This page contains a lot of science, but what you need to know is that static stretching – stretch and hold – activates a powerful, instantaneous, dynamic contraction in skeletal muscle. And pressing directly into muscles in ‘deep tissue’ massage activates an increase in the level of static contraction, or heightened muscle tone.
“Whenever a muscle is stretched, excitation of the spindles causes reflex contraction of the large skeletal muscle (extrafusal) fibers that lie around the spindles. In the basic circuit of the muscle spindle stretch reflex, a type Ia fiber (annulospiral nerve), originates in the muscle spindle and enters the dorsal root of the spinal cord. Then, in contrast to most other nerve fibers entering the cord, one branch of it passes directly to the anterior horn of the cord gray matter and synapses directly with anterior motor neurons that send nerve fibers back to the same muscle from whence the muscle spindle fiber originated. Thus, this is a monosynaptic pathway that allows a reflex signal to return with the shortest possible delay back to the same muscle after excitation of the spindle. To emphasize the importance of the gamma efferent system, one needs to recognize that 31 percent of all the motor nerve fibers to the muscle are gamma efferent fibers rather than large, type A alpha motor fibers. Whenever signals are transmitted from the motor neurons, almost always, the gamma motor neurons are stimulated simultaneously, an effect called co-activation of the alpha and gamma motor neurons. This causes both the extrafusal and the intrafusal muscle fibers to contract at the same time.” Guyton’s Textbook of Medical Physiology, 8th Edition
The above quote from Guyton emphasizes the complete involvement of the muscle spindle in muscle physiology. The stretch reflex is a response to an outside force, something happening to the muscle. It is referred to as ‘dynamic’, meaning force, power, change, movement, or ‘myotatic’, which specifically refers to the stretch reflex in muscles, and therefore means the same thing. It delivers a powerful, short-term action which will override and nullify the constant low-level signal of muscle tone, providing the skeletal muscles are relatively healthy and not in hypertonic spasm.

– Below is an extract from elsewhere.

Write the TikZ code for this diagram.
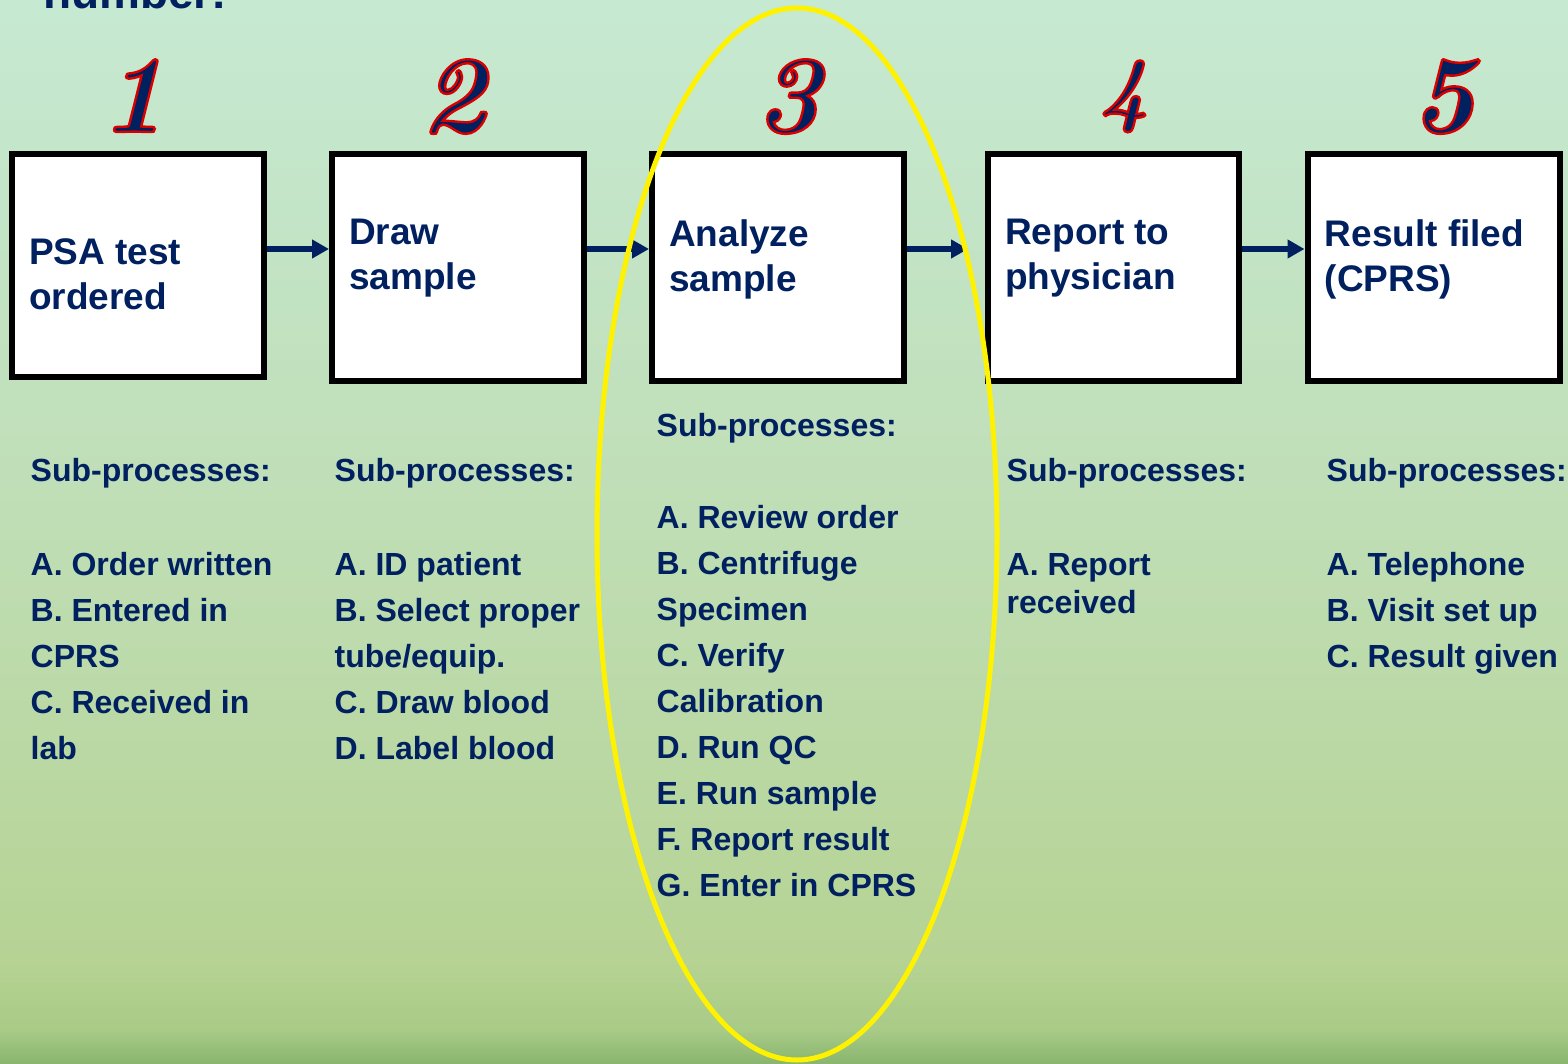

The stretch reflex is generated as a protective mechanism when the spindle and its skeletal muscles are being stretched. During stretch, an action potential is transmitted to the central nervous system (CNS) at the spinal cord (by the annulospiral endings on the bag 1 fibers); the frequency of the action potential is proportional to the degree of stretching. As the spindle is stretched – becomes longer – the impulse frequency in the gamma afferent nerve increases, firing into the alpha motor nerves in the spinal cord, causing them to fire into the skeletal muscle to cause it to contract (reflex arc). As the skeletal muscles contract, the intrafusal muscles shorten; this relaxes the tension on the muscle spindles, and reduces the discharge rate of the gamma afferents on the annulospiral endings. Most textbooks state that the muscle spindle signals the brain regarding the length of the skeletal muscle by the frequency of its nerve pulse to the spinal cord. However, the intrafusal fibers of the muscle spindle do not themselves have a fixed length, any more than the extrafusal fibers do. Therefore there is no way to determine the length of the extrafusal fibers. The spindle cannot give an absolute length value to an extrafusal muscle, it can only give the comparative lengths to a floating intrafusal length. Therefore the cerebellum does not determine the length of the extrafusal fibers from the spindle organ itself, but instead operates on information received from joint receptors, which tell the cerebellum the angle of the joint and the rate of change of angle.